Another Medicaid cut that Republicans will almost certainly attempt is also aimed at the ACA expansion enrollment group: imposing work requirements on enrollees who are not disabled (valued at $100 billion/ten years by CBO). Work requirements poll well, as Americans don’t generally realize that most Medicaid enrollees aged 19-64 who don’t qualify for SSI do work. According to the Kaiser Family Foundation, 64% of such enrollees work, and another 28% are caregivers, students, or not working due to illness or disability, . The administrative burden imposed on enrollees by the requirement to report working hours, or attempts to find work, or reasons why they cannot work, drive many eligible people off the rolls, as an abortive trial in Arkansas — cut off by court order — showed in 2018.

Extending Medicaid to low-income adults has cut the uninsured rate by about 40% nationally - and by about 50% in the nation’s poorest states, which are without exception red states. The ACA Medicaid expansion is good for state economies, vital to rural and safety-net hospitals, and good for the financial, mental, and physical health of beneficiaries. It is not hard to defend, and that’s where Democrats’ rhetorical focus should be.

I shouldn’t overstate this problem of rhetoric and focus. The bulletin cited at top contains an array of quotes and facts, some which focus on the ACA expansion. Today Frank Pallone excoriated Republican attempts to cut the ACA expansion. Further, Republicans could change course in their approach to cutting Medicaid, especially if they scale back their ambitions and focus on things like limiting state provider taxes, which would not focus particularly on the ACA expansion group. But I do keep seeing summaries of those under threat that lead with or focus exclusively on groups that Republicans are likely to claim they’re protecting.

UPDATE, 3/19/25: Brian Blase, founder/president of the Paragon Health Institute and the chief ideologist behind Republican plans to double the uninsurance rate, is touting a push-poll that finds support for gutting the ACA Medicaid expansion when framed in Republican terms. This is the argument Democrats need to counter:

One of the most perverse features of federal Medicaid policy is that Washington reimburses a much higher percentage of state spending on able-bodied, working-age adults than it reimburses for children, pregnant women, seniors, and the disabled. Ending that disparity is the right public policy and popular with the American people. Nearly two-thirds of Americans support “Congress lowering the percentage that the federal government pays states for Medicaid costs for able-bodied, working-age adults to the same level it pays for pregnant women, children, and those with disabilities.” Health policy can be complex, but when framed in clear terms, voters overwhelmingly side with taxpayers financially supporting those who are less able to privately finance their medical services.

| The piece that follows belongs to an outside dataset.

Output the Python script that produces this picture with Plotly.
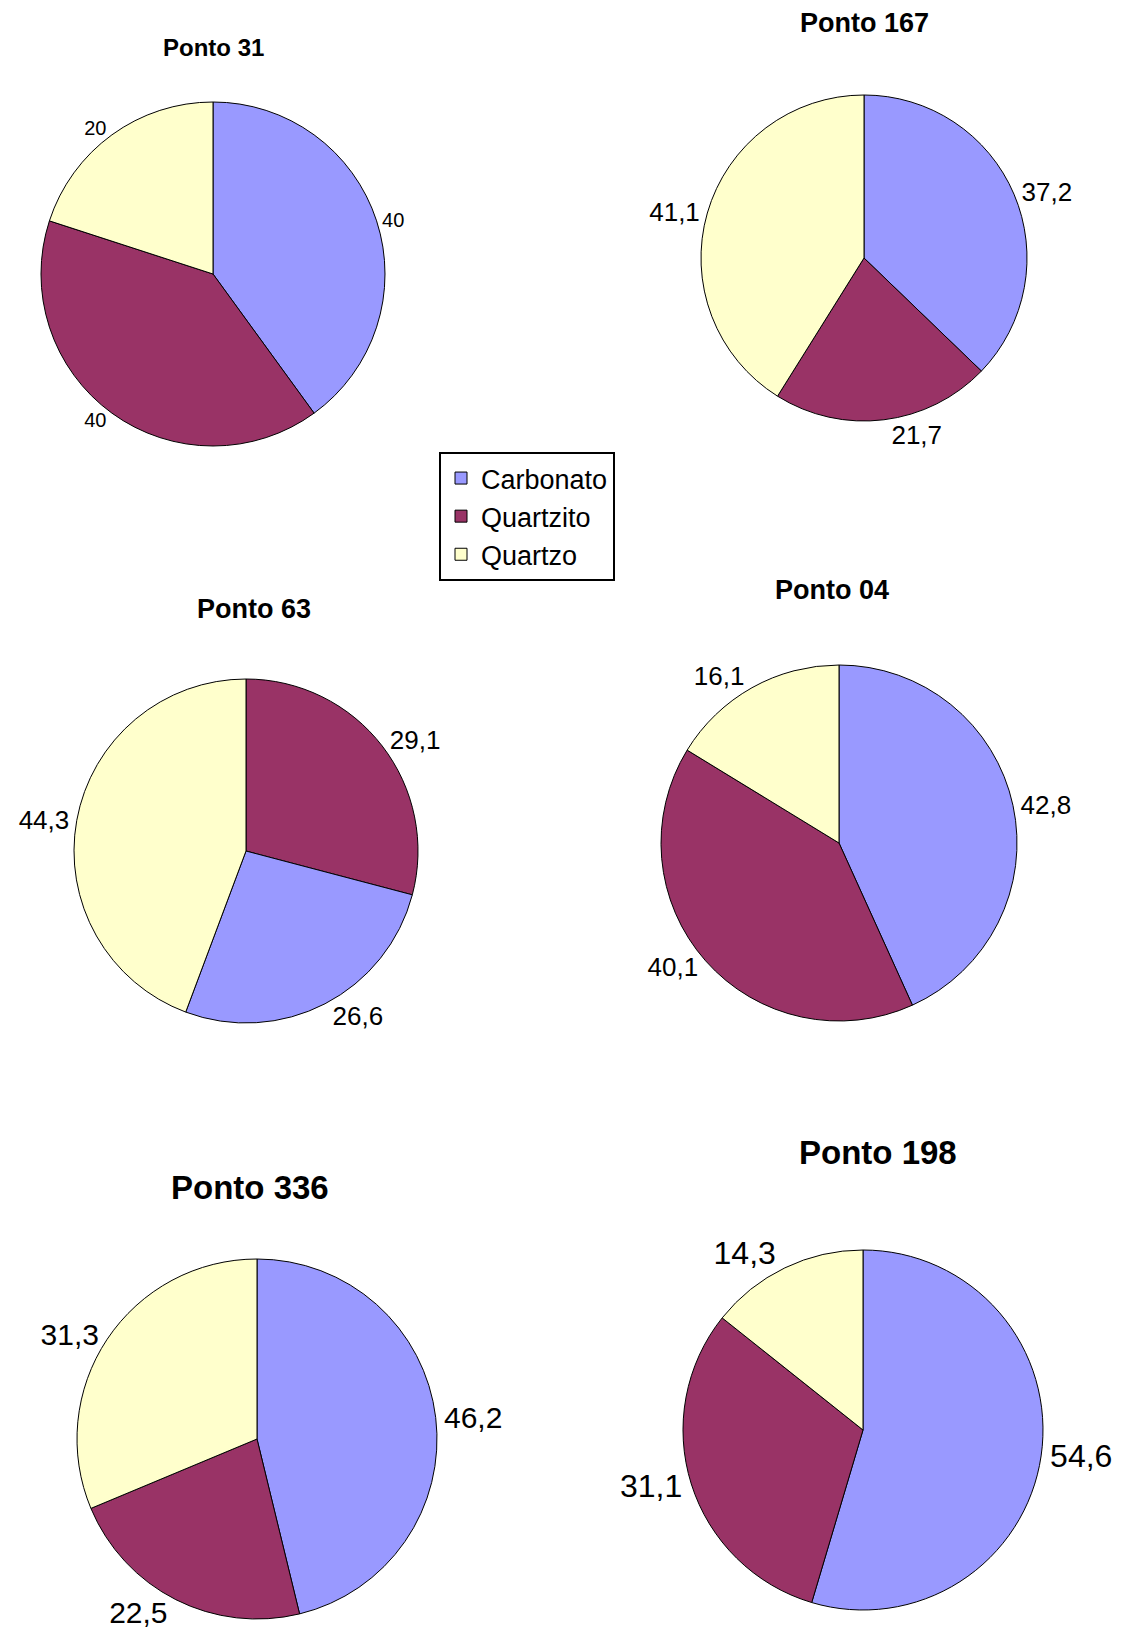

In this perverted view, insuring low-income adults is the “waste, fraud and abuse” that Republicans pledge to cut:

Across party lines, Americans overwhelmingly support policies that prioritize children, pregnant women, seniors, and the disabled and that root out waste, fraud, and abuse. They want fiscal responsibility, not policies that strain resources and make it harder for the truly needy to access care.

N.B. The headline for this post originally typoed “costs” for “cuts” — sorry about that. Corrected.